Est-ce la fin des cours magistraux pour apprendre à écrire? Sans doute pas, mais l’entreprise Pikobuz vient de lancer Grifori, une application destinée aux enseignants et aux parents pour accompagner les enfants d’âge scolaire dans le développement de leurs talents en matière de rédaction et de compréhension. Rencontre.
Au bout du fil, Antoine Duval, fondateur de Pikobuz, explique que « lorsque la pandémie est arrivée, en 2020, j’avais deux garçons au primaire qui étaient à la maison, et je cherchais une façon de les occuper pendant que j’essayais de travailler. J’ai pensé leur faire faire des histoires dont vous êtes le héros, parce que c’était des activités que je faisais, moi, quand j’avais 10 ans, dans des cahiers Canada ».
« Sauf que là, la technologie le permet, j’ai déniché un logiciel, sur internet, qui permettait de faire cela, mais qui était beaucoup trop difficile à utiliser. J’ai donc imaginé une solution beaucoup plus simple. Quand je leur ai mis la première version entre les mains, j’ai tout de suite compris que c’était quelque chose qui pouvait bien marcher dans les classes. »
M. Duval précise qu’il savait que certains groupes s’attaquaient déjà à ce genre de projet d’écriture, « mais en parlant aux enseignants, aux conseillers pédagogiques, j’ai rapidement vu le potentiel ».
Après un lancement en décembre 2022, sous forme de projet pilote, Grifori a eu droit à une première version « officielle » lors de la rentrée scolaire de cette année. En vertu de leur niveau de français, les élèves (et les enfants, si le logiciel est acheté directement par des parents) peuvent créer divers types de textes, notamment des récits d’aventures, notamment en remplissant diverses sections d’une structure prédéterminée, afin d’ajouter des rebondissements ou du dialogue, par exemple.
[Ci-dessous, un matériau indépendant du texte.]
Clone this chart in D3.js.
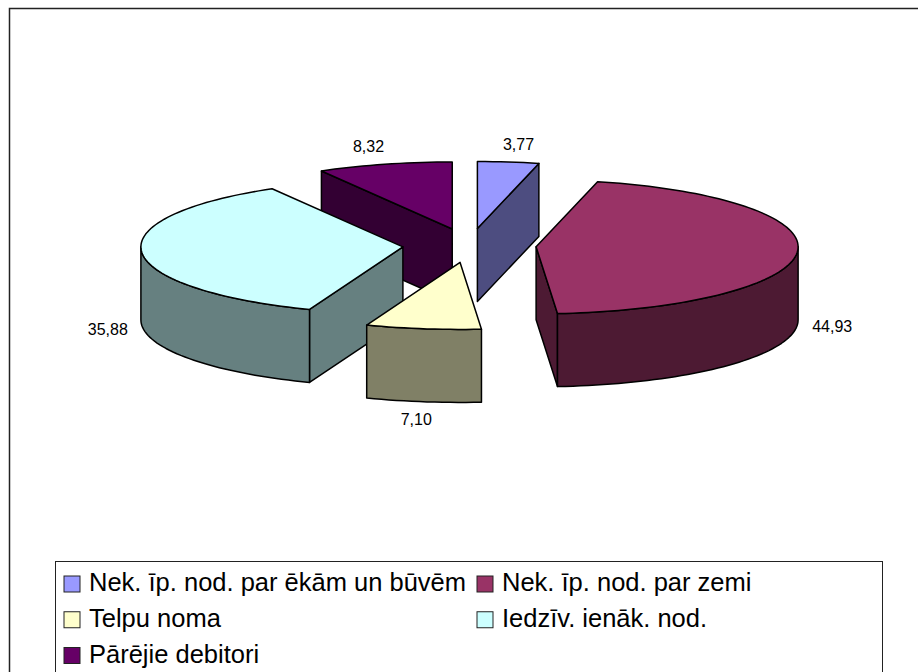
<!DOCTYPE html>
<html>
<head>
<meta charset="utf-8">
<script src="https://cdn.jsdelivr.net/npm/d3@7"></script>
<style>
  html, body { margin: 0; padding: 0; background: #fff; overflow: hidden; }
  text { font-family: "Liberation Sans", Arial, sans-serif; fill: #000; }
</style>
</head>
<body>
<div id="chart"></div>
<script>
var categories = ['Nek. īp. nod. par ēkām un būvēm', 'Nek. īp. nod. par zemi', 'Telpu noma', 'Iedzīv. ienāk. nod.', 'Pārējie debitori'];
var values = [3.77, 44.93, 7.10, 35.88, 8.32];
var valueLabels = ['3,77', '44,93', '7,10', '35,88', '8,32'];
var topColors = ['#9999ff', '#993366', '#ffffcc', '#ccffff', '#660066'];
var sideColors = ['#4d4d80', '#4d1a33', '#808066', '#668080', '#330033'];

var width = 918, height = 672;
var cx = 469.5, cy = 245.5, rx = 262, ry = 67, depth = 73, explode = 0.255;
// back to front
var drawOrder = [4, 0, 3, 1, 2];
var tau = 2 * Math.PI;

var svg = d3.select('#chart').append('svg')
  .attr('width', width)
  .attr('height', height)
  .style('display', 'block');

// chart frame, runs off the right and bottom of the picture
svg.append('rect')
  .attr('x', 9.5).attr('y', 8.5)
  .attr('width', 1000).attr('height', 1000)
  .attr('fill', '#fff').attr('stroke', '#222').attr('stroke-width', 1.5);

var pie = d3.pie().sort(null)(values);

// angle 0 is at the top and goes clockwise, like d3.pie
function point(a, ox, oy, z) {
  return [ox + rx * Math.sin(a), oy - ry * Math.cos(a) + z];
}

function arcPoints(a0, a1, ox, oy, z) {
  var n = Math.max(2, Math.ceil((a1 - a0) / 0.03));
  return d3.range(n + 1).map(function(i) {
    return point(a0 + (a1 - a0) * i / n, ox, oy, z);
  });
}

var line = d3.line();

function face(g, pts, fill) {
  g.append('path')
    .attr('d', line(pts) + 'Z')
    .attr('fill', fill)
    .attr('stroke', '#000')
    .attr('stroke-width', 1.5)
    .attr('stroke-linejoin', 'round');
}

drawOrder.forEach(function(i) {
  var d = pie[i];
  var mid = (d.startAngle + d.endAngle) / 2;
  var ox = cx + explode * rx * Math.sin(mid);
  var oy = cy - explode * ry * Math.cos(mid);
  var g = svg.append('g').attr('class', 'slice');

  // cut faces that look towards the viewer
  if (Math.sin(d.endAngle) > 0.001) {
    var e = point(d.endAngle, ox, oy, 0);
    face(g, [[ox, oy], e, [e[0], e[1] + depth], [ox, oy + depth]], sideColors[i]);
  }
  if (Math.sin(d.startAngle) < -0.001) {
    var s = point(d.startAngle, ox, oy, 0);
    face(g, [[ox, oy], s, [s[0], s[1] + depth], [ox, oy + depth]], sideColors[i]);
  }

  // outer wall, only the front half of the ellipse shows
  var w0 = Math.max(d.startAngle, tau / 4);
  var w1 = Math.min(d.endAngle, tau * 3 / 4);
  if (w1 > w0) {
    var upper = arcPoints(w0, w1, ox, oy, 0);
    var lower = arcPoints(w0, w1, ox, oy, depth).reverse();
    face(g, upper.concat(lower), sideColors[i]);
  }

  // top
  face(g, [[ox, oy]].concat(arcPoints(d.startAngle, d.endAngle, ox, oy, 0)), topColors[i]);
});

// value labels sit just outside the slice edge, small hand nudges per slice
var labelNudge = [[6, 0], [0, 0], [-2, 0], [1, 3], [-7, 0]];

svg.selectAll('.value-label')
  .data(pie)
  .enter()
  .append('text')
  .attr('class', 'value-label')
  .attr('font-size', 16)
  .attr('text-anchor', 'middle')
  .attr('dy', '0.35em')
  .attr('x', function(d, i) {
    var mid = (d.startAngle + d.endAngle) / 2;
    return cx + (1 + explode) * rx * Math.sin(mid) + 35 * Math.sin(mid) + labelNudge[i][0];
  })
  .attr('y', function(d, i) {
    var mid = (d.startAngle + d.endAngle) / 2;
    var front = Math.cos(mid) < 0 ? depth : 0;
    return cy - (1 + explode) * ry * Math.cos(mid) + front - 18 * Math.cos(mid) + labelNudge[i][1];
  })
  .text(function(d, i) { return valueLabels[i]; });

// legend
var legend = svg.append('g');
legend.append('rect')
  .attr('x', 55.5).attr('y', 561.5)
  .attr('width', 827).attr('height', 200)
  .attr('fill', '#fff').attr('stroke', '#222');

var columnX = d3.scaleOrdinal().domain([0, 1]).range([64, 477]);
var rowY = d3.scalePoint().domain([0, 1, 2]).range([584, 655.5]);

var items = legend.selectAll('.legend-item')
  .data(categories)
  .enter()
  .append('g')
  .attr('class', 'legend-item')
  .attr('transform', function(d, i) {
    return 'translate(' + columnX(i % 2) + ',' + rowY(Math.floor(i / 2)) + ')';
  });

items.append('rect')
  .attr('x', 0).attr('y', -8)
  .attr('width', 16).attr('height', 16)
  .attr('fill', function(d, i) { return topColors[i]; })
  .attr('stroke', '#222');

items.append('text')
  .attr('x', 25)
  .attr('y', -2)
  .attr('dy', '0.36em')
  .attr('font-size', 25.5)
  .text(function(d) { return d; });
</script>
</body>
</html>
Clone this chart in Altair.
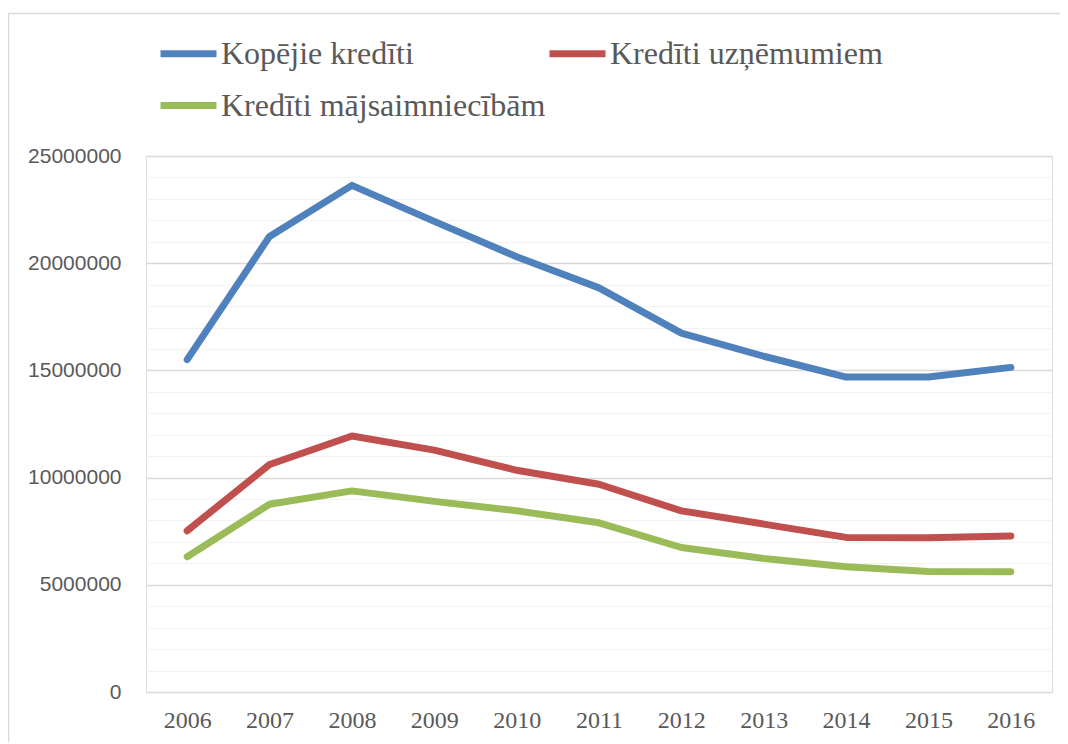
import altair as alt
import pandas as pd

years = ["2006", "2007", "2008", "2009", "2010", "2011", "2012", "2013", "2014", "2015", "2016"]
series_names = ["Kopējie kredīti", "Kredīti uzņēmumiem", "Kredīti mājsaimniecībām"]
legend_order = ["Kopējie kredīti", "Kredīti mājsaimniecībām", "Kredīti uzņēmumiem"]
kopejie = [15500000, 21250000, 23630000, 21950000, 20300000, 18850000, 16740000, 15660000, 14690000, 14690000, 15140000]
uznemumiem = [7520000, 10610000, 11940000, 11280000, 10340000, 9690000, 8450000, 7830000, 7210000, 7190000, 7280000]
majsaimniecibam = [6310000, 8760000, 9380000, 8890000, 8450000, 7890000, 6740000, 6230000, 5840000, 5620000, 5610000]
colors = ["#4f81bd", "#c0504d", "#9bbb59"]
y_ticks = [i * 1000000 for i in range(0, 26)]

rows = []
for name, vals in zip(series_names, [kopejie, uznemumiem, majsaimniecibam]):
    for yr, v in zip(years, vals):
        rows.append({"Gads": yr, "Vērtība": v, "Sērija": name})
df = pd.DataFrame(rows)

W, H = 906, 536

lines = alt.Chart(df).mark_line(strokeWidth=7, strokeCap="round", strokeJoin="round").encode(
    x=alt.X("Gads:O", sort=years, title=None,
            scale=alt.Scale(type="point", padding=0.5),
            axis=alt.Axis(labelAngle=0, labelFont="Liberation Serif", labelFontSize=24,
                          labelColor="#595959", ticks=False, domain=False, grid=False,
                          labelPadding=16)),
    y=alt.Y("Vērtība:Q", title=None,
            scale=alt.Scale(domain=[0, 25000000], nice=False),
            axis=alt.Axis(values=y_ticks, format="d",
                          labelExpr="datum.value % 5000000 === 0 ? datum.label : ''",
                          labelFont="Liberation Sans", labelFontSize=21, labelColor="#595959",
                          ticks=False, domain=False, labelPadding=25,
                          gridColor={"condition": {"test": "datum.value % 5000000 === 0", "value": "#d9d9d9"}, "value": "#f2f2f2"},
                          gridWidth={"condition": {"test": "datum.value % 5000000 === 0", "value": 1.5}, "value": 1.2})),
    color=alt.Color("Sērija:N",
                    scale=alt.Scale(domain=series_names, range=colors),
                    legend=alt.Legend(title=None, orient="none", legendX=11, legendY=-134,
                                      values=legend_order,
                                      columns=2, columnPadding=-12, rowPadding=4,
                                      symbolType="stroke", symbolStrokeWidth=7, symbolSize=3136,
                                      labelFont="Liberation Serif", labelFontSize=32,
                                      labelColor="#595959", labelOffset=1, labelLimit=600)),
)

one = pd.DataFrame({"a": [0]})
top_edge = alt.Chart(one).mark_rule(stroke="#d9d9d9", strokeWidth=1.5, clip=False).encode(
    x=alt.value(-137.5), x2=alt.value(W + 8), y=alt.value(-142.5),
)
left_edge = alt.Chart(one).mark_rule(stroke="#d9d9d9", strokeWidth=1.5, clip=False).encode(
    x=alt.value(-137.5), y=alt.value(-142.5), y2=alt.value(H + 50),
)

chart = alt.layer(top_edge, left_edge, lines).properties(
    width=W, height=H,
    autosize=alt.AutoSizeParams(type="none"),
    padding={"left": 138, "top": 148, "right": 8, "bottom": 50},
).configure_view(stroke=None).configure(background="white")

chart.save("out.html", embed_options={"renderer": "svg", "actions": False})
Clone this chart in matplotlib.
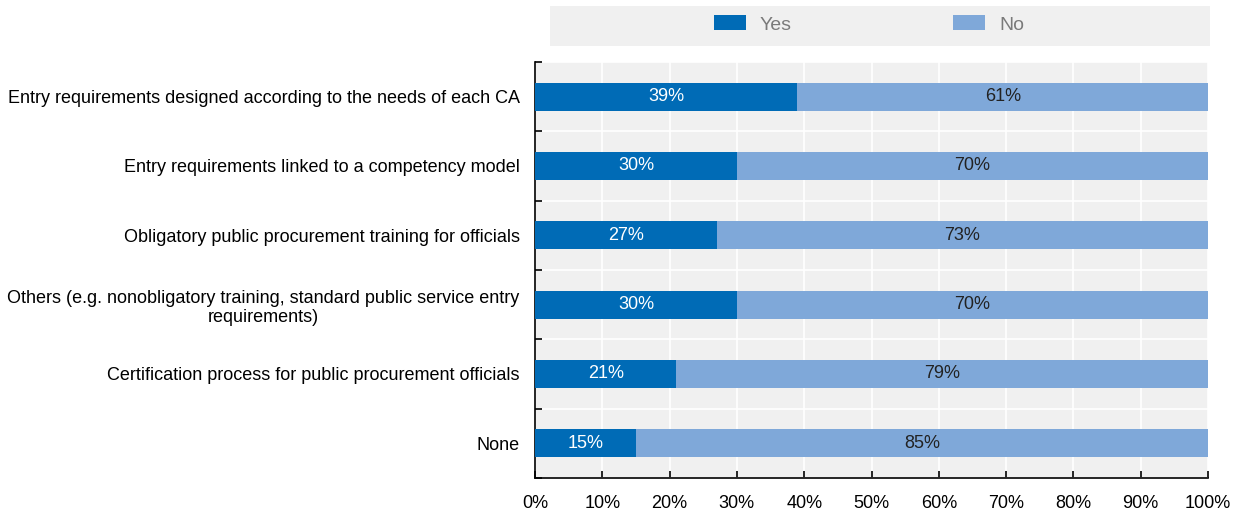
import matplotlib
matplotlib.use("Agg")
import matplotlib.pyplot as plt
from matplotlib.patches import Rectangle

plt.rcParams['font.family'] = ['Liberation Sans', 'DejaVu Sans']

categories = [
    "Entry requirements designed according to the needs of each CA",
    "Entry requirements linked to a competency model",
    "Obligatory public procurement training for officials",
    "Others (e.g. nonobligatory training, standard public service entry\nrequirements)",
    "Certification process for public procurement officials",
    "None",
]
yes_vals = [39, 30, 27, 30, 21, 15]
no_vals = [61, 70, 73, 70, 79, 85]
series_names = ["Yes", "No"]
x_ticks = [0, 10, 20, 30, 40, 50, 60, 70, 80, 90, 100]

YES_COLOR = "#006bb6"
NO_COLOR = "#7fa8d9"
BG = "#f0f0f0"
FS = 13

fig = plt.figure(figsize=(12.45, 5.16), dpi=100)
ax = fig.add_axes([535 / 1245, 1 - 478 / 516, (1208 - 535) / 1245, (478 - 62) / 516])
ax.set_facecolor(BG)

n = len(categories)
pos = list(range(n))
bar_h = 0.4
b1 = ax.barh(pos, yes_vals, height=bar_h, color=YES_COLOR, label=series_names[0], zorder=3)
b2 = ax.barh(pos, no_vals, left=yes_vals, height=bar_h, color=NO_COLOR, label=series_names[1], zorder=3)

for i in pos:
    ax.text(yes_vals[i] / 2, i, f"{yes_vals[i]}%", ha="center", va="center",
            color="white", fontsize=FS, zorder=4)
    ax.text(yes_vals[i] + no_vals[i] / 2, i, f"{no_vals[i]}%", ha="center", va="center",
            color="#222222", fontsize=FS, zorder=4)

ax.set_xlim(0, 100)
ax.set_ylim(n - 0.5, -0.5)
ax.set_xticks(x_ticks)
ax.set_xticklabels([f"{t}%" for t in x_ticks], fontsize=FS)
ax.set_yticks(pos)
ax.set_yticklabels(categories, fontsize=FS, multialignment="center")
ax.tick_params(axis="y", length=0, pad=11)
ax.set_yticks([i - 0.5 for i in range(n + 1)], minor=True)
ax.tick_params(axis="y", which="minor", direction="in", length=5, width=1.2, color="black")
ax.tick_params(axis="x", direction="in", length=5, width=1.2, pad=12, color="black")

ax.grid(True, axis="x", color="white", linewidth=1.2, zorder=1)
ax.grid(True, axis="y", which="minor", color="white", linewidth=1.2, zorder=1)
ax.set_axisbelow(True)

for s in ["top", "right"]:
    ax.spines[s].set_visible(False)
ax.spines["left"].set_linewidth(1.2)
ax.spines["bottom"].set_linewidth(1.2)

# Legend strip above the plot
fig.patches.append(Rectangle((550 / 1245, 1 - 46 / 516), (1210 - 550) / 1245, 40 / 516,
                             transform=fig.transFigure, facecolor=BG, edgecolor="none", zorder=0))
leg = fig.legend(handles=[b1, b2], labels=series_names, loc="center",
                 bbox_to_anchor=(869 / 1245, 1 - 24.5 / 516), ncol=2, frameon=False,
                 fontsize=14, handlelength=1.65, handleheight=0.82, columnspacing=8.3,
                 handletextpad=0.72, borderpad=0, borderaxespad=0)
for t in leg.get_texts():
    t.set_color("#7a7a7a")

fig.savefig("out.png", dpi=100)
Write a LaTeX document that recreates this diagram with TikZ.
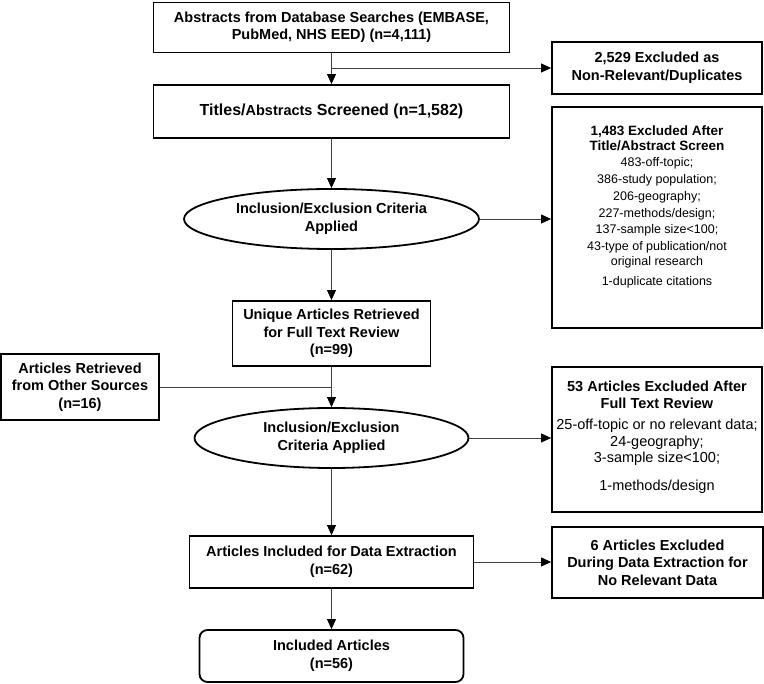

Afin de vérifier l’utilité et l’efficacité de son service, Pikobuz a fait appel à la professeure Rosianne Arseneau, de l’UQAM, en collaboration avec la Fédération des établissements d’enseignement privés.
Au printemps dernier, ce sont donc 248 élèves de secondaire 1 qui ont été évalués; selon les informations transmises par voie de communiqué, 47% des répondants ont jugé que Grifori était plus plaisant à utiliser pour écrire un texte, contre 41% pour un logiciel de rédaction traditionnel, et seulement 12% pour l’écriture manuscrite.
Un ajout, pas un remplacement
M. Duval se garde d’ailleurs bien de critiquer les méthodes actuellement employées en classe pour apprendre à écrire aux jeunes. « Les enseignants font un travail remarquable et les outils qu’ils utilisent, ça peut être du papier, ou encore un autre logiciel… C’est tout à fait approprié pour apprendre à écrire. Ce que nous allons offrir, avec l’application, c’est une motivation à un autre niveau. C’est un enfant qui, en rentrant à la maison, aura envie d’écrire et de continuer son histoire », explique-t-il.
« À l’école, lorsque nous sommes en version papier, notre histoire n’est pas accessible à l’ensemble du groupe en tout temps. Et donc, la technologie nous permet d’avoir certains éléments qui apportent beaucoup de motivation. »
« C’est un outil complémentaire qui vient bonifier ce qui existe déjà; cependant, les enseignants qui l’utilisent voient un beau changement chez leurs élèves, qui se mettent à vouloir écrire à la maison, qui montrent leurs textes à leurs parents, qui ont envie d’être même si cela n’est pas demandé », a encore indiqué le fondateur de Pikobuz.
Et pour vendre ses services, l’entreprise vise d’abord les enseignants, avec un forfait mensuel à 2$ par élève, et un autre à 9$ par élève pour l’ensemble de l’année scolaire. Les parents, eux, peuvent débourser 60$ par année pour obtenir jusqu’à quatre comptes pour autant d’enfants.
« Ce sont les enseignants, dans les classes, qui décident des outils pédagogiques qu’ils veulent utiliser; ce n’est pas imposé par une structure, que ce soit par le ministère de l’Éducation ou le Centre de services scolaire. Toutefois, il y a des applications qui sont présentement achetées directement par les Centres, mais cela s’est produit parce que suffisamment de copies d’un logiciel ont été acquises pour justifier un achat centralisé; c’est ce que nous visons, ultimement », a mentionné Antoine Duval.
Voilà donc la prochaine étape, pour Pikobuz et Grifori: convaincre suffisamment de profs (et de parents) de s’abonner à ce service pour que les jeunes, dans la langue de Shakespeare ou de Molière, soient nombreux à trouver davantage de plaisir dans le fait d’écrire et de faire travailler leur imagination. Lire rend libre, après tout!